Back in the 1970’s I remember going to a beach in California called Goat Rock. In order to get there, you had to wind your way along the cliffsides for a time before descending to the beach itself. At one of the parking areas on top, we had stopped to watch a hang glider laboriously assemble his flimsy contraption. After about 30 minutes, he was ready, put on his helmet, strapped himself in, and waddling to the edge of the cliff stood poised, looking over the ocean ahead and the beach way below. He said: “Okay. Bye.” and then stepped out into nothing.

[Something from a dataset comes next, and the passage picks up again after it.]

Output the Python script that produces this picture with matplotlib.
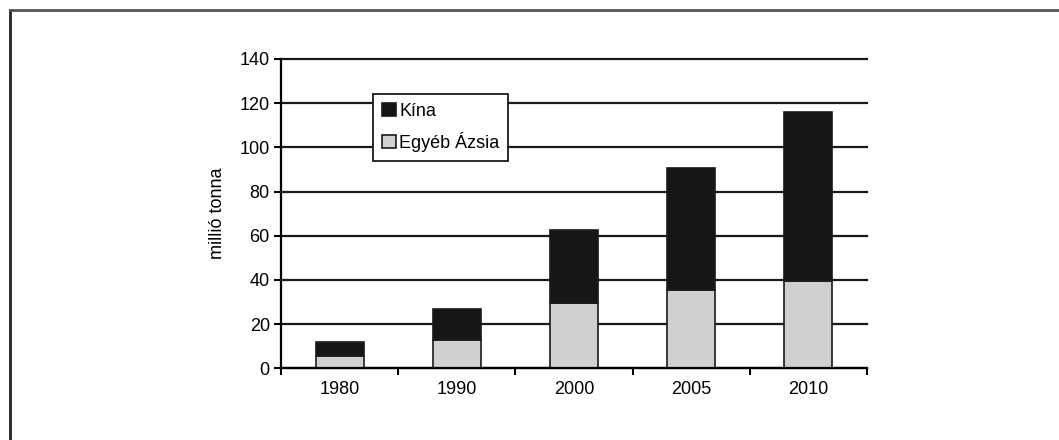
import numpy as np
import matplotlib
matplotlib.use("Agg")
import matplotlib.pyplot as plt
from matplotlib.lines import Line2D

years = ["1980", "1990", "2000", "2005", "2010"]
egyeb_azsia = [5.5, 13, 29.5, 35.5, 39.5]
kina = [6.5, 14, 33, 55, 76.5]

plt.rcParams["font.family"] = ["Liberation Sans", "DejaVu Sans"]
fs = 13

fig = plt.figure(figsize=(10.59, 4.4), dpi=100)
ax = fig.add_axes([0.2653, 0.163, 0.5534, 0.703])

x = np.arange(len(years))
w = 0.41
ax.bar(x, egyeb_azsia, width=w, color="#d0d0d0", edgecolor="#1a1a1a", linewidth=1.2,
       label="Egyéb Ázsia", zorder=3)
ax.bar(x, kina, width=w, bottom=egyeb_azsia, color="#161616", edgecolor="#1a1a1a",
       linewidth=1.2, label="Kína", zorder=3)

ax.set_xlim(-0.5, len(years) - 0.5)
ax.set_ylim(0, 140)
ax.set_yticks(range(0, 141, 20))
ax.set_xticks(x)
ax.set_xticklabels(years)
ax.set_xticks(np.arange(len(years) + 1) - 0.5, minor=True)
ax.tick_params(axis="x", which="major", length=0, pad=9, labelsize=fs)
ax.tick_params(axis="x", which="minor", length=5, width=1.5, direction="out")
ax.tick_params(axis="y", length=5, width=1.5, labelsize=fs, pad=3)
ax.yaxis.grid(True, color="#1a1a1a", linewidth=1.6, zorder=1)
for gl in ax.get_ygridlines():
    gl.set_clip_on(False)
ax.set_axisbelow(True)
for s in ["top", "right"]:
    ax.spines[s].set_visible(False)
ax.spines["left"].set_linewidth(1.6)
ax.spines["bottom"].set_linewidth(1.6)
ax.spines["bottom"].set_zorder(4)
ax.set_ylabel("millió tonna", fontsize=fs, labelpad=10)

handles, labels = ax.get_legend_handles_labels()
leg = ax.legend(handles[::-1], labels[::-1], loc="upper left",
                bbox_to_anchor=(0.157, 0.887), fancybox=False, framealpha=1,
                edgecolor="#1a1a1a", fontsize=fs, handlelength=0.75,
                handleheight=0.75, handletextpad=0.2, borderpad=0.5,
                labelspacing=0.65, borderaxespad=0)
leg.get_frame().set_linewidth(1.3)
leg.set_zorder(5)

# outer frame
fig.add_artist(Line2D([10 / 1059, 10 / 1059], [0, 1 - 10 / 440], transform=fig.transFigure,
                      color="#222222", linewidth=2))
fig.add_artist(Line2D([10 / 1059, 1], [1 - 10 / 440, 1 - 10 / 440], transform=fig.transFigure,
                      color="#555555", linewidth=2))

fig.savefig("out.png", dpi=100)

I had expected him to drop straight down and then rise up, like a jet taking off from a carrier. But instead something amazing happened. He hadn’t quite stepped off. He had leaned over into the wind that was coming up the side of the cliff. Then he turned the wings of the glider just so, and he rose straight up as if he were standing on an invisible elevator. The rest of us just gawked as he went higher and higher. After a while, I looked around expecting someone to say “Men of Galilee, why do you stand here looking up into the sky?” (Luke 1:11) It was as nice an ascension as I have ever witnessed.

Who knows what the experience with Jesus was like, except for what we know from Scripture and the Church’s tradition? But if I can use that hang-glider analogy, there is an element of genuine, practical trust involved in all of this. When the young man leaned over the cliff, into the invisible wind, he placed his trust in what he knew to be true, and because he took that leap of faith, ascension happened and he was carried up by that which cannot be seen but can be felt and noticed by what it touches. Similarly, God’s grace manifested in Jesus Christ cannot be easily seen, but it is felt and experienced by its effect and impact on others, if not on oneself. The ascension teaches me to be open to God’s life, God’s breath, AKA the Holy Spirit (from the Hebrew Ruah, meaning breath or wind), to step out into God’s arms and trust the Spirit to be present, whatever the circumstances. It is that descent of the Holy Spirit which we celebrate next Sunday at Pentecost, an event that Jesus’ ascension initiated.

Anthony Bloom says it well: “We no longer know Christ according to the flesh, we do not touch Him as Thomas did, we do not hear and see Him as Apostles and the women, and all crowds of people did, but we know the Christ of the Spirit, the risen and ascended Christ, who is everywhere where two or three are gathered together, who is everywhere when a lonely soul cries for Him, when a life is being dedicated to Him. And so we are confronted with this mystery of a separation, which is a victory, a separation, which leads us to a new knowledge, to a new discovery of Christ. His Divinity is no longer veiled for us by His human presence, He is revealed to us as God resplendent not only in His Godhead but also in His humanity. And so it happens also all the time when people meet on a human level and then discover one another in the Holy Spirit, a discovery that makes humanity resplendent with eternity.”

In the end, the Ascension of Jesus is about embracing the life of God in Jesus, through the Holy Spirit, and being carried by his love and example into being and doing the same for one another. No hanglider or elevators are necessary. Just lean over into the life of the Holy Spirit and tilt your wings correctly.